**Material:**
• • • • •
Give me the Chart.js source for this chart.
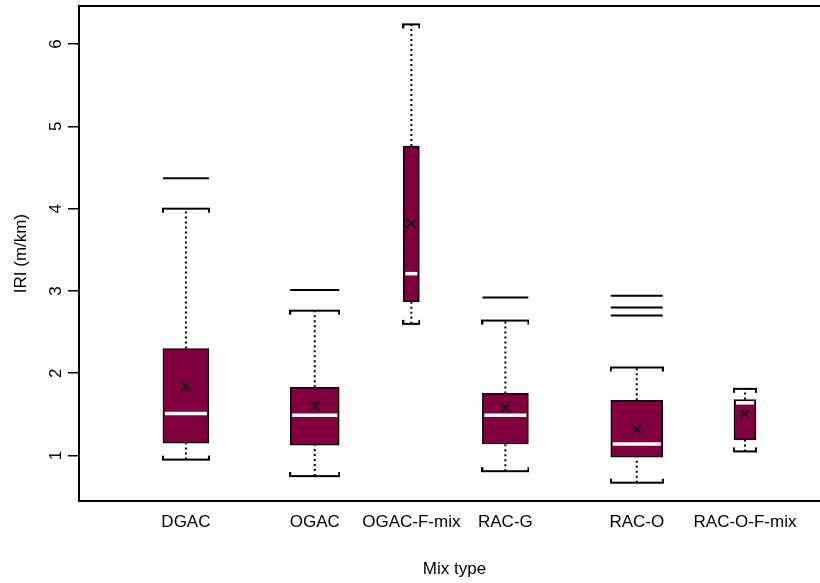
<!DOCTYPE html>
<html>
<head>
<meta charset="utf-8">
<script src="https://cdn.jsdelivr.net/npm/chart.js@4"></script>
<style>
html, body { margin: 0; padding: 0; overflow: hidden; background: #fff; }
#wrap { width: 830px; height: 583px; }
</style>
</head>
<body>
<div id="wrap"><canvas id="boxChart"></canvas></div>
<script>
// data
var mixTypes = ['DGAC', 'OGAC', 'OGAC-F-mix', 'RAC-G', 'RAC-O', 'RAC-O-F-mix'];
var mixAt = [1, 2, 2.75, 3.48, 4.5, 5.34];
var lowerWhisker = [0.95, 0.75, 2.60, 0.81, 0.67, 1.05];
var q1 = [1.15, 1.125, 2.87, 1.14, 0.98, 1.19];
var medians = [1.51, 1.49, 3.21, 1.49, 1.14, 1.64];
var q3 = [2.30, 1.83, 4.76, 1.755, 1.67, 1.68];
var upperWhisker = [4.00, 2.76, 6.24, 2.64, 2.07, 1.81];
var means = [1.84, 1.60, 3.82, 1.58, 1.32, 1.51];
var outliers = [[4.37], [3.01], [], [2.92], [2.94, 2.80, 2.70], []];
var yTicks = [1, 2, 3, 4, 5, 6];

// box widths in px (varwidth look)
var boxWidths = [46, 49, 16, 46, 52, 22];
var boxFill = '#80003f';
var font = { family: 'Liberation Sans, Arial, sans-serif', size: 17 };

function capImage(w, up) {
    var c = document.createElement('canvas');
    c.width = w + 2;
    c.height = 10;
    var g = c.getContext('2d');
    g.strokeStyle = '#000';
    g.lineWidth = 2;
    var tip = up ? 9 : 1;
    g.beginPath();
    g.moveTo(1, tip);
    g.lineTo(1, 5);
    g.lineTo(w + 1, 5);
    g.lineTo(w + 1, tip);
    g.stroke();
    return c;
}

var whiskerPts = [];
mixTypes.forEach(function (name, i) {
    whiskerPts.push({ x: mixAt[i], y: lowerWhisker[i] }, { x: mixAt[i], y: q1[i] }, { x: mixAt[i], y: null });
    whiskerPts.push({ x: mixAt[i], y: q3[i] }, { x: mixAt[i], y: upperWhisker[i] }, { x: mixAt[i], y: null });
});

var outlierPts = [], outlierRadius = [];
outliers.forEach(function (vals, i) {
    vals.forEach(function (v) {
        outlierPts.push({ x: mixAt[i], y: v });
        outlierRadius.push(boxWidths[i] / 2);
    });
});

var boxes = mixTypes.map(function (name, i) {
    return {
        type: 'bar',
        label: name,
        data: [{ x: mixAt[i], y: [q1[i], q3[i]] }],
        backgroundColor: boxFill,
        borderColor: '#000',
        borderWidth: 1.5,
        borderSkipped: false,
        barThickness: boxWidths[i],
        grouped: false,
        order: 4
    };
});

var datasets = [{
    type: 'line',
    label: 'whiskers',
    data: whiskerPts,
    borderColor: '#000',
    borderWidth: 2,
    borderDash: [2, 3],
    pointRadius: 0,
    spanGaps: false,
    order: 5
}].concat(boxes).concat([{
    type: 'scatter',
    label: 'upper caps',
    data: mixAt.map(function (x, i) { return { x: x, y: upperWhisker[i] }; }),
    pointStyle: boxWidths.map(function (w) { return capImage(w, true); }),
    pointRadius: 3,
    order: 3
}, {
    type: 'scatter',
    label: 'lower caps',
    data: mixAt.map(function (x, i) { return { x: x, y: lowerWhisker[i] }; }),
    pointStyle: boxWidths.map(function (w) { return capImage(w, false); }),
    pointRadius: 3,
    order: 3
}, {
    type: 'scatter',
    label: 'outliers',
    data: outlierPts,
    pointStyle: 'line',
    pointRadius: outlierRadius,
    borderColor: '#000',
    pointBorderWidth: 2,
    order: 3
}, {
    type: 'scatter',
    label: 'median',
    data: mixAt.map(function (x, i) { return { x: x, y: medians[i] }; }),
    pointStyle: 'line',
    pointRadius: boxWidths.map(function (w) { return w / 2 - 2; }),
    borderColor: '#fff',
    pointBorderWidth: 3.5,
    order: 2
}, {
    type: 'scatter',
    label: 'mean',
    data: mixAt.map(function (x, i) { return { x: x, y: means[i] }; }),
    pointStyle: 'crossRot',
    pointRadius: 6.5,
    borderColor: '#000',
    pointBorderWidth: 1.3,
    order: 1
}]);

// plot frame like R's box()
var framePlugin = {
    id: 'frame',
    afterDatasetsDraw: function (chart) {
        var a = chart.chartArea, ctx = chart.ctx;
        ctx.save();
        ctx.strokeStyle = '#000';
        ctx.lineWidth = 2;
        ctx.strokeRect(a.left, a.top, a.right - a.left, a.bottom - a.top);
        ctx.restore();
    }
};

var ctx = document.getElementById('boxChart').getContext('2d');
var chart = new Chart(ctx, {
    type: 'bar',
    data: { datasets: datasets },
    plugins: [framePlugin],
    options: {
        responsive: true,
        maintainAspectRatio: false,
        animation: false,
        layout: { autoPadding: false, padding: { top: 6, right: 0, bottom: 0, left: 0 } },
        plugins: { legend: { display: false }, tooltip: { enabled: false } },
        scales: {
            x: {
                type: 'linear',
                min: 0.17,
                max: 6.0,
                offset: false,
                afterBuildTicks: function (s) { s.ticks = mixAt.map(function (v) { return { value: v }; }); },
                afterFit: function (s) { s.height = 82; s.paddingLeft = 0; s.paddingRight = 0; },
                grid: { display: false },
                border: { display: false },
                ticks: {
                    autoSkip: false,
                    maxRotation: 0,
                    padding: 3,
                    color: '#000',
                    font: font,
                    callback: function (v, i) { return mixTypes[i]; }
                },
                title: { display: true, text: 'Mix type', color: '#000', font: font, padding: { top: 0, bottom: 3 } }
            },
            y: {
                type: 'linear',
                min: 0.447,
                max: 6.463,
                afterBuildTicks: function (s) { s.ticks = yTicks.map(function (v) { return { value: v }; }); },
                afterFit: function (s) { s.width = 79; s.paddingTop = 0; s.paddingBottom = 0; },
                grid: { drawOnChartArea: false, drawTicks: true, tickLength: 11, color: '#000', lineWidth: 1.5 },
                border: { display: false },
                ticks: {
                    minRotation: 90,
                    maxRotation: 90,
                    crossAlign: 'center',
                    padding: 7,
                    color: '#000',
                    font: font
                },
                title: { display: true, text: 'IRI (m/km)', color: '#000', font: font, padding: { top: 11, bottom: 0 } }
            }
        }
    }
});
</script>
</body>
</html>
• • • • •
**Work instructions:** Produce an exact copy of each line of data, skipping embedded images.

**Correct result:**
Give me the Chart.js source for this chart.
<!DOCTYPE html>
<html>
<head>
<meta charset="utf-8">
<script src="https://cdn.jsdelivr.net/npm/chart.js@4"></script>
<style>
html, body { margin: 0; padding: 0; overflow: hidden; background: #fff; }
#wrap { width: 830px; height: 583px; }
</style>
</head>
<body>
<div id="wrap"><canvas id="boxChart"></canvas></div>
<script>
// data
var mixTypes = ['DGAC', 'OGAC', 'OGAC-F-mix', 'RAC-G', 'RAC-O', 'RAC-O-F-mix'];
var mixAt = [1, 2, 2.75, 3.48, 4.5, 5.34];
var lowerWhisker = [0.95, 0.75, 2.60, 0.81, 0.67, 1.05];
var q1 = [1.15, 1.125, 2.87, 1.14, 0.98, 1.19];
var medians = [1.51, 1.49, 3.21, 1.49, 1.14, 1.64];
var q3 = [2.30, 1.83, 4.76, 1.755, 1.67, 1.68];
var upperWhisker = [4.00, 2.76, 6.24, 2.64, 2.07, 1.81];
var means = [1.84, 1.60, 3.82, 1.58, 1.32, 1.51];
var outliers = [[4.37], [3.01], [], [2.92], [2.94, 2.80, 2.70], []];
var yTicks = [1, 2, 3, 4, 5, 6];

// box widths in px (varwidth look)
var boxWidths = [46, 49, 16, 46, 52, 22];
var boxFill = '#80003f';
var font = { family: 'Liberation Sans, Arial, sans-serif', size: 17 };

function capImage(w, up) {
    var c = document.createElement('canvas');
    c.width = w + 2;
    c.height = 10;
    var g = c.getContext('2d');
    g.strokeStyle = '#000';
    g.lineWidth = 2;
    var tip = up ? 9 : 1;
    g.beginPath();
    g.moveTo(1, tip);
    g.lineTo(1, 5);
    g.lineTo(w + 1, 5);
    g.lineTo(w + 1, tip);
    g.stroke();
    return c;
}

var whiskerPts = [];
mixTypes.forEach(function (name, i) {
    whiskerPts.push({ x: mixAt[i], y: lowerWhisker[i] }, { x: mixAt[i], y: q1[i] }, { x: mixAt[i], y: null });
    whiskerPts.push({ x: mixAt[i], y: q3[i] }, { x: mixAt[i], y: upperWhisker[i] }, { x: mixAt[i], y: null });
});

var outlierPts = [], outlierRadius = [];
outliers.forEach(function (vals, i) {
    vals.forEach(function (v) {
        outlierPts.push({ x: mixAt[i], y: v });
        outlierRadius.push(boxWidths[i] / 2);
    });
});

var boxes = mixTypes.map(function (name, i) {
    return {
        type: 'bar',
        label: name,
        data: [{ x: mixAt[i], y: [q1[i], q3[i]] }],
        backgroundColor: boxFill,
        borderColor: '#000',
        borderWidth: 1.5,
        borderSkipped: false,
        barThickness: boxWidths[i],
        grouped: false,
        order: 4
    };
});

var datasets = [{
    type: 'line',
    label: 'whiskers',
    data: whiskerPts,
    borderColor: '#000',
    borderWidth: 2,
    borderDash: [2, 3],
    pointRadius: 0,
    spanGaps: false,
    order: 5
}].concat(boxes).concat([{
    type: 'scatter',
    label: 'upper caps',
    data: mixAt.map(function (x, i) { return { x: x, y: upperWhisker[i] }; }),
    pointStyle: boxWidths.map(function (w) { return capImage(w, true); }),
    pointRadius: 3,
    order: 3
}, {
    type: 'scatter',
    label: 'lower caps',
    data: mixAt.map(function (x, i) { return { x: x, y: lowerWhisker[i] }; }),
    pointStyle: boxWidths.map(function (w) { return capImage(w, false); }),
    pointRadius: 3,
    order: 3
}, {
    type: 'scatter',
    label: 'outliers',
    data: outlierPts,
    pointStyle: 'line',
    pointRadius: outlierRadius,
    borderColor: '#000',
    pointBorderWidth: 2,
    order: 3
}, {
    type: 'scatter',
    label: 'median',
    data: mixAt.map(function (x, i) { return { x: x, y: medians[i] }; }),
    pointStyle: 'line',
    pointRadius: boxWidths.map(function (w) { return w / 2 - 2; }),
    borderColor: '#fff',
    pointBorderWidth: 3.5,
    order: 2
}, {
    type: 'scatter',
    label: 'mean',
    data: mixAt.map(function (x, i) { return { x: x, y: means[i] }; }),
    pointStyle: 'crossRot',
    pointRadius: 6.5,
    borderColor: '#000',
    pointBorderWidth: 1.3,
    order: 1
}]);

// plot frame like R's box()
var framePlugin = {
    id: 'frame',
    afterDatasetsDraw: function (chart) {
        var a = chart.chartArea, ctx = chart.ctx;
        ctx.save();
        ctx.strokeStyle = '#000';
        ctx.lineWidth = 2;
        ctx.strokeRect(a.left, a.top, a.right - a.left, a.bottom - a.top);
        ctx.restore();
    }
};

var ctx = document.getElementById('boxChart').getContext('2d');
var chart = new Chart(ctx, {
    type: 'bar',
    data: { datasets: datasets },
    plugins: [framePlugin],
    options: {
        responsive: true,
        maintainAspectRatio: false,
        animation: false,
        layout: { autoPadding: false, padding: { top: 6, right: 0, bottom: 0, left: 0 } },
        plugins: { legend: { display: false }, tooltip: { enabled: false } },
        scales: {
            x: {
                type: 'linear',
                min: 0.17,
                max: 6.0,
                offset: false,
                afterBuildTicks: function (s) { s.ticks = mixAt.map(function (v) { return { value: v }; }); },
                afterFit: function (s) { s.height = 82; s.paddingLeft = 0; s.paddingRight = 0; },
                grid: { display: false },
                border: { display: false },
                ticks: {
                    autoSkip: false,
                    maxRotation: 0,
                    padding: 3,
                    color: '#000',
                    font: font,
                    callback: function (v, i) { return mixTypes[i]; }
                },
                title: { display: true, text: 'Mix type', color: '#000', font: font, padding: { top: 0, bottom: 3 } }
            },
            y: {
                type: 'linear',
                min: 0.447,
                max: 6.463,
                afterBuildTicks: function (s) { s.ticks = yTicks.map(function (v) { return { value: v }; }); },
                afterFit: function (s) { s.width = 79; s.paddingTop = 0; s.paddingBottom = 0; },
                grid: { drawOnChartArea: false, drawTicks: true, tickLength: 11, color: '#000', lineWidth: 1.5 },
                border: { display: false },
                ticks: {
                    minRotation: 90,
                    maxRotation: 90,
                    crossAlign: 'center',
                    padding: 7,
                    color: '#000',
                    font: font
                },
                title: { display: true, text: 'IRI (m/km)', color: '#000', font: font, padding: { top: 11, bottom: 0 } }
            }
        }
    }
});
</script>
</body>
</html>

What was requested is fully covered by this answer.